### [REQUIREMENTS]
Below are the records; copy each line in them that holds the word "this".

Start of RECORDS SHOWN

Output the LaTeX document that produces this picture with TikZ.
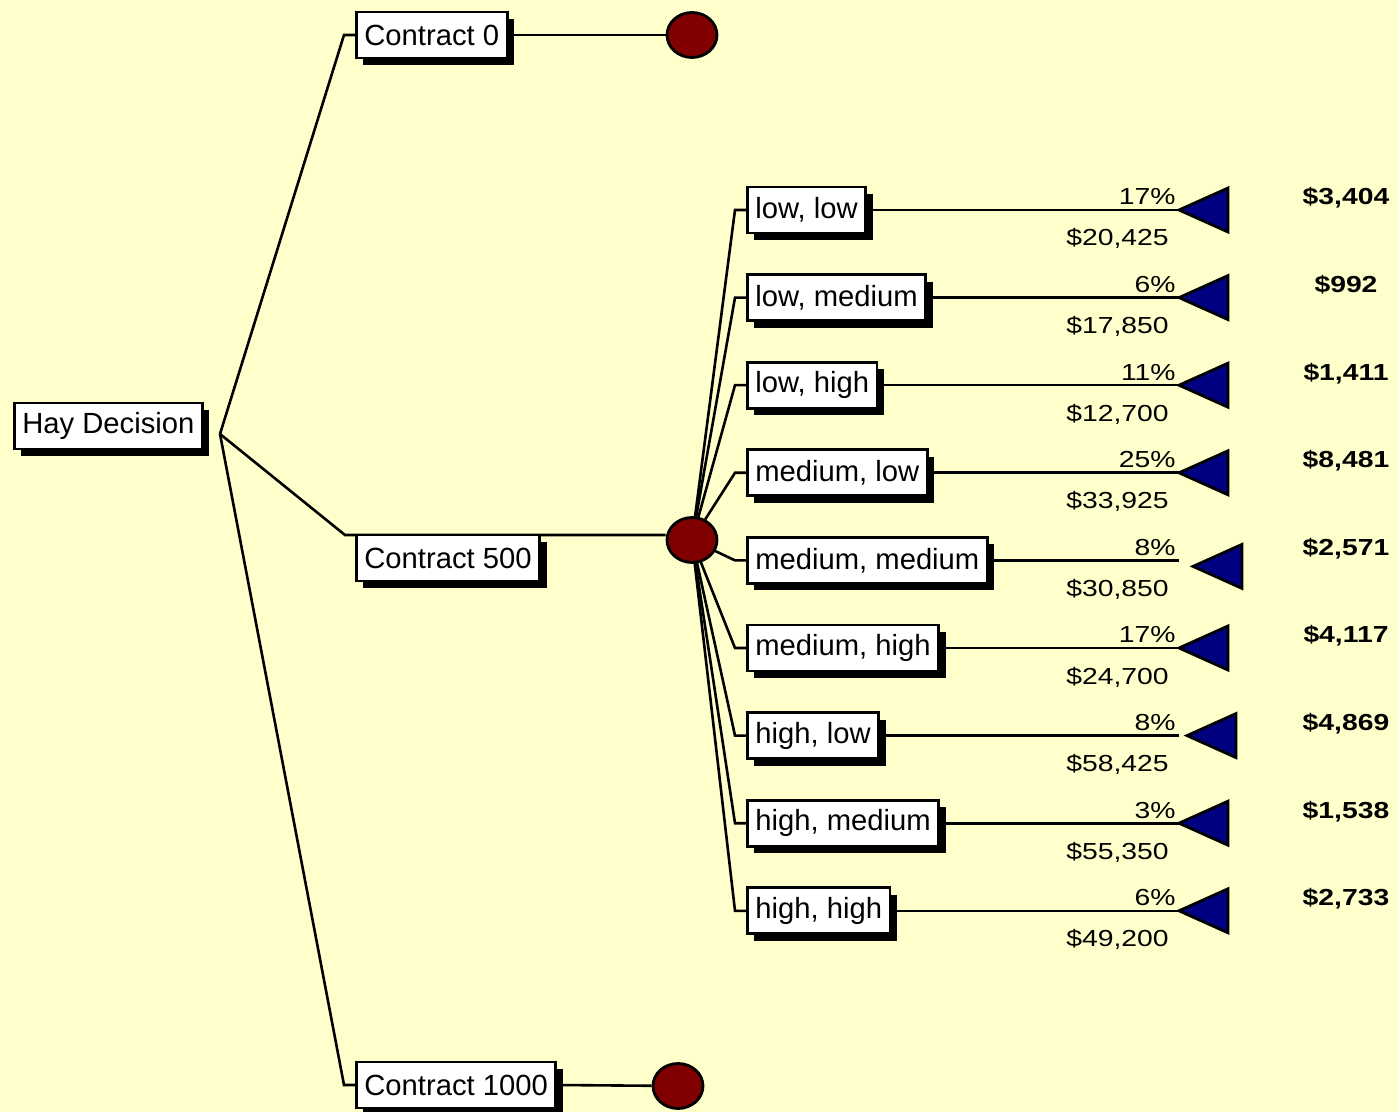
\documentclass[tikz,border=0pt]{standalone}
\usepackage{fontspec}
\setmainfont{Liberation Sans}
\newfontfamily\valfont[FakeStretch=1.22]{Liberation Sans}
\usetikzlibrary{shapes.geometric, shadows, backgrounds}
\definecolor{cback}{HTML}{FFFFCC}
\definecolor{cnode}{HTML}{800000}
\definecolor{cleaf}{HTML}{000080}
\tikzset{
  wire/.style={draw, line width=1.3pt},
  lbl/.style={draw, fill=white, line width=1.4pt, inner xsep=4pt, minimum height=23pt, anchor=west,
    font=\fontsize{14.6}{17}\selectfont,
    drop shadow={shadow xshift=3.5pt, shadow yshift=-3.5pt, fill=black, opacity=1}},
  chance/.style={ellipse, draw, fill=cnode, line width=1.4pt, minimum width=25pt, minimum height=22.5pt, inner sep=0pt},
  leaf/.style={draw, fill=cleaf, line width=1.4pt, line join=miter},
  prob/.style={font=\valfont\fontsize{11.6}{13}\selectfont, anchor=base east, inner sep=0pt},
  payoff/.style={font=\valfont\bfseries\fontsize{11.6}{13}\selectfont, anchor=base, inner sep=0pt},
}
\begin{document}
\begin{tikzpicture}[x=0.5pt, y=-0.5pt]
  \useasboundingbox (0,0) rectangle (1399,1112);
  \begin{scope}[on background layer]
    \fill[cback] (0,0) rectangle (1399,1112);
  \end{scope}
  % decision node and its three branches
  \node[lbl] (root) at (13,426) {Hay Decision};
  \coordinate (fork) at (220,434);
  \node[lbl] (c0) at (355,35) {Contract 0};
  \node[lbl] (c500) at (355,558) {Contract 500};
  \node[lbl] (c1000) at (355,1085) {Contract 1000};
  \node[chance] (ch0) at (692,35) {};
  \node[chance] (ch500) at (692,540) {};
  \node[chance] (ch1000) at (678,1086) {};
  \coordinate (j500) at (345,535);
  \begin{scope}[on background layer]
    \draw[wire] (fork) -- ([xshift=-5.5pt]c0.west) -- (c0.west);
    \draw[wire] (c0.east) -- (ch0);
    \draw[wire] (fork) -- (j500) -- (j500 -| ch500.west);
    \draw[wire] (fork) -- ([xshift=-5.5pt]c1000.west) -- (c1000.west);
    \draw[wire] (c1000.east) -- (ch1000);
  \end{scope}
  % outcomes of Contract 500
  \foreach \i/\lab/\p/\v/\ev/\dx/\dy [evaluate=\i as \y using 210+87.6*(\i-1)] in {
      1/{low, low}/17/{20,425}/{3,404}/0/0,
      2/{low, medium}/6/{17,850}/{992}/0/0,
      3/{low, high}/11/{12,700}/{1,411}/0/0,
      4/{medium, low}/25/{33,925}/{8,481}/0/0,
      5/{medium, medium}/8/{30,850}/{2,571}/14/6,
      6/{medium, high}/17/{24,700}/{4,117}/0/0,
      7/{high, low}/8/{58,425}/{4,869}/8/0,
      8/{high, medium}/3/{55,350}/{1,538}/0/0,
      9/{high, high}/6/{49,200}/{2,733}/0/0} {
    \node[lbl] (o\i) at (746,\y) {\lab};
    \coordinate (e\i) at (1179,\y);
    \coordinate (t\i) at (1179+\dx,\y+\dy);
    \begin{scope}[on background layer]
      \draw[wire] (ch500.center) -- ([xshift=-5.5pt]o\i.west) -- (o\i.west);
    \end{scope}
    \draw[wire] (o\i.east) -- (e\i);
    \draw[leaf] (t\i) -- ++(49,-22) -- ++(0,44) -- cycle;
    \node[prob] (p\i) at (1176,\y-5) {\p\%};
    \node[prob] (v\i) at (1169,\y+36) {\$\v};
    \node[payoff] (ev\i) at (1346,\y-5) {\$\ev};
  }
\end{tikzpicture}
\end{document}
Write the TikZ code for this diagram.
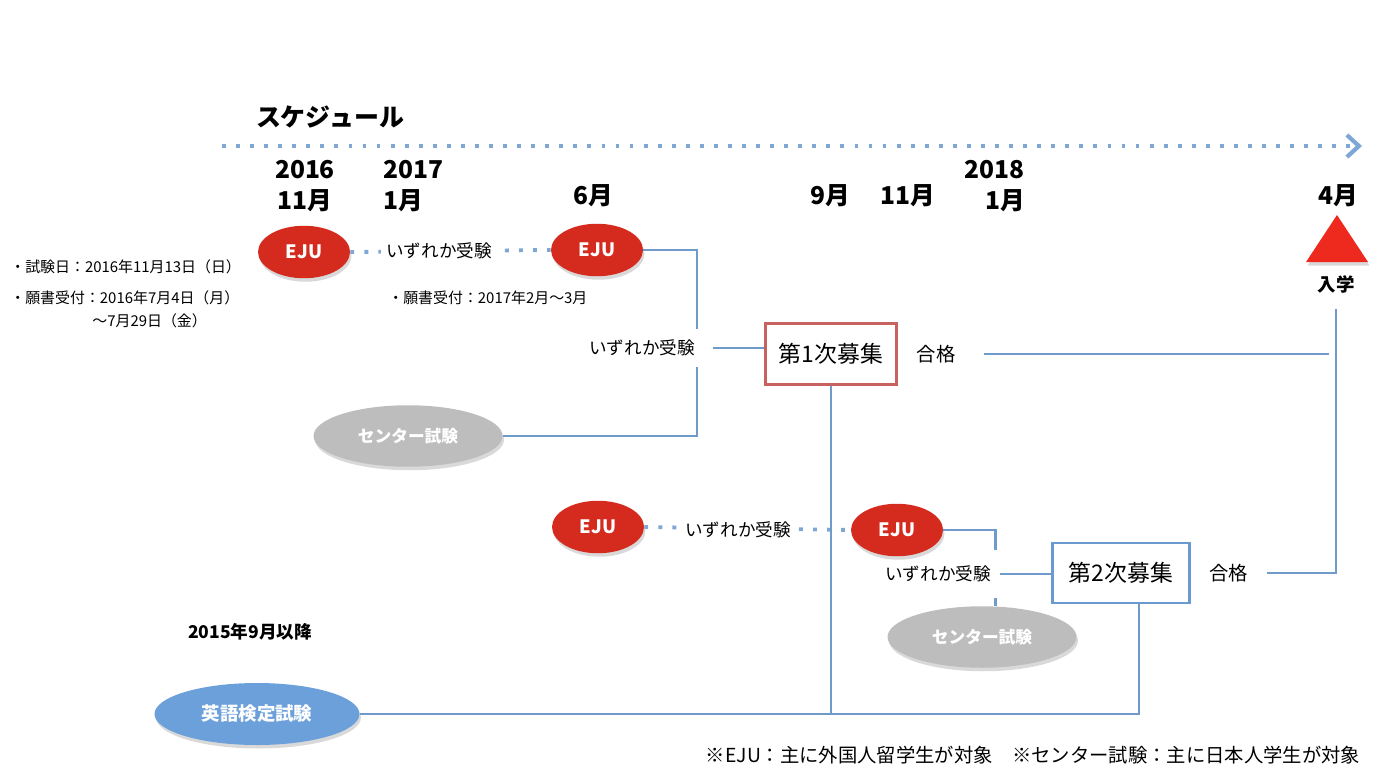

End of RECORDS SHOWN

### [EXERCISE RESPONSE]
Output the LaTeX document that produces this picture with TikZ.
Write the TikZ code for this diagram.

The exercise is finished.